### EXERCISE TASK
Answer with one number: how many lines hold the string "this".

### INFORMATION GIVEN

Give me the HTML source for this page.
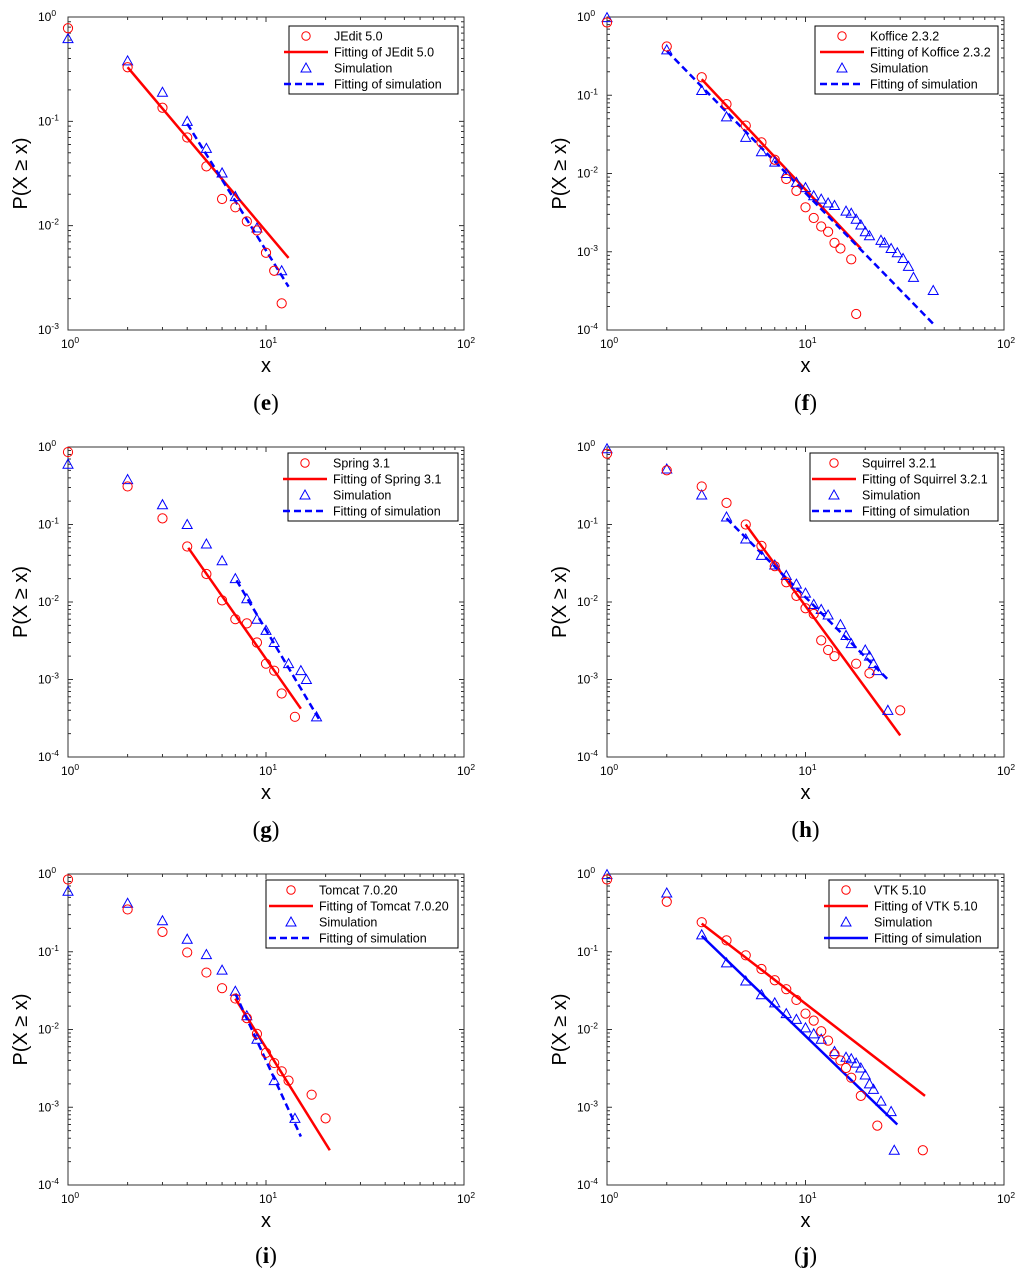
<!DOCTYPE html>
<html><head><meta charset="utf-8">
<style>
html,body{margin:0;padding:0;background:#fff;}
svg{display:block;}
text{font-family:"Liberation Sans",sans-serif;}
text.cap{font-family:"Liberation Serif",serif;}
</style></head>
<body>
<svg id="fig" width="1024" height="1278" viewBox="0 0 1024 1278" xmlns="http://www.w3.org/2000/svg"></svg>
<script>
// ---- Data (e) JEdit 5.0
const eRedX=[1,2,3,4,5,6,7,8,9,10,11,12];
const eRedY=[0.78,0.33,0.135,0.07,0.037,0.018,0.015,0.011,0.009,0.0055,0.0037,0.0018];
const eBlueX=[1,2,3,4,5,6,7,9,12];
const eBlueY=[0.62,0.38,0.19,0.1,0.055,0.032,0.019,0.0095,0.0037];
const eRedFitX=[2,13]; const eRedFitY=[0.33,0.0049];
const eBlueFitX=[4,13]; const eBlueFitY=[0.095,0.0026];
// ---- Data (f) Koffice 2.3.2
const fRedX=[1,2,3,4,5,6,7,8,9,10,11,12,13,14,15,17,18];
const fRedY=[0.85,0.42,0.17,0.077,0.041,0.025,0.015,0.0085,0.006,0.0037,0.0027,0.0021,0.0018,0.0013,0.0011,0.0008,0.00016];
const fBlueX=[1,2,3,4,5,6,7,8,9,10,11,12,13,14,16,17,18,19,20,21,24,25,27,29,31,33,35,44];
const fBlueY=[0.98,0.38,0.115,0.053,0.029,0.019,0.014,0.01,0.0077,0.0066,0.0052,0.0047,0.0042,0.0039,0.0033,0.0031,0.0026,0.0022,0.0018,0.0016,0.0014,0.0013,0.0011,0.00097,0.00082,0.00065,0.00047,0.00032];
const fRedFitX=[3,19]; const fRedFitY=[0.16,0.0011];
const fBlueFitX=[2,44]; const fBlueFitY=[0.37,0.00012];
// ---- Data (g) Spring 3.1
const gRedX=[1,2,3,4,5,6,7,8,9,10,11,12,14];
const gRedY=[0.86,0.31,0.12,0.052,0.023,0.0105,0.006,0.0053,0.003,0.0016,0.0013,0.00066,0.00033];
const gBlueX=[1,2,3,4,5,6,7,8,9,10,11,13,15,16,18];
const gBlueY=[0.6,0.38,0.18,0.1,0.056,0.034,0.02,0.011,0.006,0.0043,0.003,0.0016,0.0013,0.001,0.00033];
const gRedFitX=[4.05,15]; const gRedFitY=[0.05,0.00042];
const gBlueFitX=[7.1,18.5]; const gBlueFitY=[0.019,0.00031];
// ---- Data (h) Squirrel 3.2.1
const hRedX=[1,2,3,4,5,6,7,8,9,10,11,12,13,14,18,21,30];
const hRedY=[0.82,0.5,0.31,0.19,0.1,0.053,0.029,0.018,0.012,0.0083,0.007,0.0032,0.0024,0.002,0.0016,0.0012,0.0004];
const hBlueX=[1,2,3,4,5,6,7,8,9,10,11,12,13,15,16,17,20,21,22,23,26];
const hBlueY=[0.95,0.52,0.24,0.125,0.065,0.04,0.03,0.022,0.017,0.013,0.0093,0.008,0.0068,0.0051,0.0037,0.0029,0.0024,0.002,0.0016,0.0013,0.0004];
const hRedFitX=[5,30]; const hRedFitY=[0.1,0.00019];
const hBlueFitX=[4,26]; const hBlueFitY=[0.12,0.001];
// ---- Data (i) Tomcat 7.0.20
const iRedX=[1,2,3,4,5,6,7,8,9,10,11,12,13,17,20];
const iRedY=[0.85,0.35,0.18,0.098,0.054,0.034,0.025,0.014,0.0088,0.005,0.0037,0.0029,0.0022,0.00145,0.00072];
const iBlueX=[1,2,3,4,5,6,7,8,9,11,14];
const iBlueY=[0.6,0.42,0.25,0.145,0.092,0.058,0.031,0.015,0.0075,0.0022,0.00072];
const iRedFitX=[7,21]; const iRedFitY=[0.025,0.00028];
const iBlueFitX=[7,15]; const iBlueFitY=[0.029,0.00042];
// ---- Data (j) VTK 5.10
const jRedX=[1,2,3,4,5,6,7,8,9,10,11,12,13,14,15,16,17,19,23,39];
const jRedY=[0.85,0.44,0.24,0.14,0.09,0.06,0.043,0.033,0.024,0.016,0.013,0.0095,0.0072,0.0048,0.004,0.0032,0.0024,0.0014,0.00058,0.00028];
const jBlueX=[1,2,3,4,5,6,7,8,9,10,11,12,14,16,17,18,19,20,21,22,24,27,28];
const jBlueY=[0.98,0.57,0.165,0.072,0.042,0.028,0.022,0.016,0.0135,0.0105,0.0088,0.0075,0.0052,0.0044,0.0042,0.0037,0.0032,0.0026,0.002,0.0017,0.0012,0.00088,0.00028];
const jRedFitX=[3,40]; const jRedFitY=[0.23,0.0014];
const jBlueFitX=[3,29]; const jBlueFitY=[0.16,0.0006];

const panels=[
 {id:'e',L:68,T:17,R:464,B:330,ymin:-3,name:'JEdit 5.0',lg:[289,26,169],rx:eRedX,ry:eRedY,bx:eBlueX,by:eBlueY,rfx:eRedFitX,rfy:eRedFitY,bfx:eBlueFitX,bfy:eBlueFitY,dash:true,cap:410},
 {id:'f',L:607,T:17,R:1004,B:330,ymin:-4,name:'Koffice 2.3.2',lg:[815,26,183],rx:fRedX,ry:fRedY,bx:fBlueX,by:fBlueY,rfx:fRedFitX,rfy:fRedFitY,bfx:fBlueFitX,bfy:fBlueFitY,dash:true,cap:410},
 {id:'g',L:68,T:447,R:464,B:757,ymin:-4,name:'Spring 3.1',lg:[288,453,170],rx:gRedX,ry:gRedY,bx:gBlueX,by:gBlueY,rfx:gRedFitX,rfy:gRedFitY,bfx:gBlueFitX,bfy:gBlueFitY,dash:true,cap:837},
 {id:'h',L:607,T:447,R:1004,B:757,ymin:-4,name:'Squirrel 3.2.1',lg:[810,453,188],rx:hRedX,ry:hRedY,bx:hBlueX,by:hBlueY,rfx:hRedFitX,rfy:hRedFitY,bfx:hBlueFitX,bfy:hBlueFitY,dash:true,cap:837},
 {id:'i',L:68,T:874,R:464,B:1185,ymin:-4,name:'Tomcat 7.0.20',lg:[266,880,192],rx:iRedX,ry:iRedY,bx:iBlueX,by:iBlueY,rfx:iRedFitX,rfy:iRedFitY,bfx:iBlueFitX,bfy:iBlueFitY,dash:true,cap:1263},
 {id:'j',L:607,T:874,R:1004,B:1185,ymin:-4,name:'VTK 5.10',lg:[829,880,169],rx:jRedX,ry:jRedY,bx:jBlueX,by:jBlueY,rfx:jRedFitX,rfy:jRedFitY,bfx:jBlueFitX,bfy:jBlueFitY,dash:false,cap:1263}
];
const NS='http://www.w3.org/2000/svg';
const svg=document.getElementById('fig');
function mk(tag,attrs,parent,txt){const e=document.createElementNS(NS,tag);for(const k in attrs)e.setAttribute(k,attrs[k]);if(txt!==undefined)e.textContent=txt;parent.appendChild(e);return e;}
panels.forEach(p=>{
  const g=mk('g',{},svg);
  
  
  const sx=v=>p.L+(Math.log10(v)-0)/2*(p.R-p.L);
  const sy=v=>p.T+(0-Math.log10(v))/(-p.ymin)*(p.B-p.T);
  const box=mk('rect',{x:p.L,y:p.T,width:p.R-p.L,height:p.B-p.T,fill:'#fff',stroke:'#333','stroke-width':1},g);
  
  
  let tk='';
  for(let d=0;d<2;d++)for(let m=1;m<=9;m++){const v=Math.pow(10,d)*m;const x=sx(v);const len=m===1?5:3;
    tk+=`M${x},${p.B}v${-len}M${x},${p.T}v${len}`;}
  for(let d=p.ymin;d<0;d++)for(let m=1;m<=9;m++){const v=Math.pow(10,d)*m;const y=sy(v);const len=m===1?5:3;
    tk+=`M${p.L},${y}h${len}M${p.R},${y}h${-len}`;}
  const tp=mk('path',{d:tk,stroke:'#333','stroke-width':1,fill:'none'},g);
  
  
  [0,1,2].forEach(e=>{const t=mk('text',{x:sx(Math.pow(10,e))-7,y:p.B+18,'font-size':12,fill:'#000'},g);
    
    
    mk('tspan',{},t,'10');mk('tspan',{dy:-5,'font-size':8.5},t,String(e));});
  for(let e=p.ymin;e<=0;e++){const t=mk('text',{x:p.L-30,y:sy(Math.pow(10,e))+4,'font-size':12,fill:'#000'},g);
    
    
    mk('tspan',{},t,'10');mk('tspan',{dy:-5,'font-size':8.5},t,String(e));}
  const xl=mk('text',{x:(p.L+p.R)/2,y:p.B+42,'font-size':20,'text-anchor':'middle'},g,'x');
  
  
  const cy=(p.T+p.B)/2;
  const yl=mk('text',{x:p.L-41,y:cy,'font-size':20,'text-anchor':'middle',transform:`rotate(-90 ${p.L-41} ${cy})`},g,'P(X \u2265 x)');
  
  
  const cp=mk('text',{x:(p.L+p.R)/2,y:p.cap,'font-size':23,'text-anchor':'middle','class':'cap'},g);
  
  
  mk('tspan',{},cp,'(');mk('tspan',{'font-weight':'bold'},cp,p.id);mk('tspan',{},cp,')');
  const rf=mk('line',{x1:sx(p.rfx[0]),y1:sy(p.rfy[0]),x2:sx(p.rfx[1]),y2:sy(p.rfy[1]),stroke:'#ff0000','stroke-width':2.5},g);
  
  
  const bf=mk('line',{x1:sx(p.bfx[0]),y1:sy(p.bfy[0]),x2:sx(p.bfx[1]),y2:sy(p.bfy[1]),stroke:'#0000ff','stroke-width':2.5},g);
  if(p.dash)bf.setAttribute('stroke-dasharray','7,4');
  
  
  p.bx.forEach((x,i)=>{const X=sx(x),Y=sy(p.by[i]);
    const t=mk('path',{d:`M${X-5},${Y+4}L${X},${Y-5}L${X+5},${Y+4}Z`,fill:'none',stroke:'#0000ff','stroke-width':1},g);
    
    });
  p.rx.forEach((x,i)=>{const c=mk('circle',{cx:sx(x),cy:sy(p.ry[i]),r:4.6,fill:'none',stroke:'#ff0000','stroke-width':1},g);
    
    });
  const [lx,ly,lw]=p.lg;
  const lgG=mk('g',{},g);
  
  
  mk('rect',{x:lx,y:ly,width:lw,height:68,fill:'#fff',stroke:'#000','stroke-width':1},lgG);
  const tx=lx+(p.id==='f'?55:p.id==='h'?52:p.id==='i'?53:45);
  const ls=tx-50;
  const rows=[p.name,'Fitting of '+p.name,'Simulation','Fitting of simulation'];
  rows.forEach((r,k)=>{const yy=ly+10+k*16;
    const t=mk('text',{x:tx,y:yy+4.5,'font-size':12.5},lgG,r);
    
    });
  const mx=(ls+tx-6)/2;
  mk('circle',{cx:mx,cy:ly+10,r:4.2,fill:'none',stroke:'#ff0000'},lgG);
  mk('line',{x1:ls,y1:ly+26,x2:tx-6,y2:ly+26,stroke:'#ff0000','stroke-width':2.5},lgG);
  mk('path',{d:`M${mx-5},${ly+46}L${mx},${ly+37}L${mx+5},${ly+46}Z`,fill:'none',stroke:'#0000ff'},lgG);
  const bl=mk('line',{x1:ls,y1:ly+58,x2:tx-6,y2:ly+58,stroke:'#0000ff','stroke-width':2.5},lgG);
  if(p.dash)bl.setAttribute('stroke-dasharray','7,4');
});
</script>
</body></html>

==

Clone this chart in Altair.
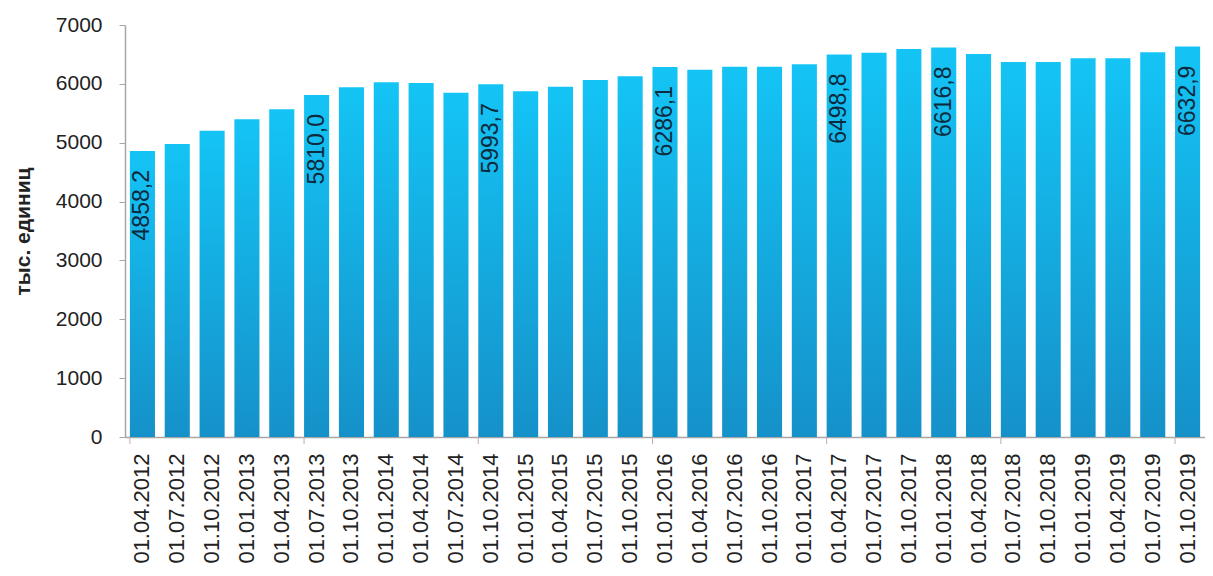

* * *

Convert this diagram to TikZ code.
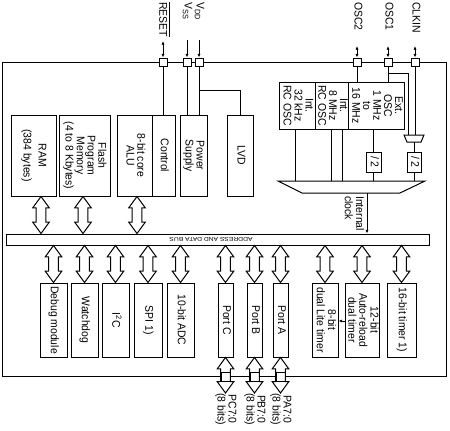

### SOLUTION TO THE PROBLEM
3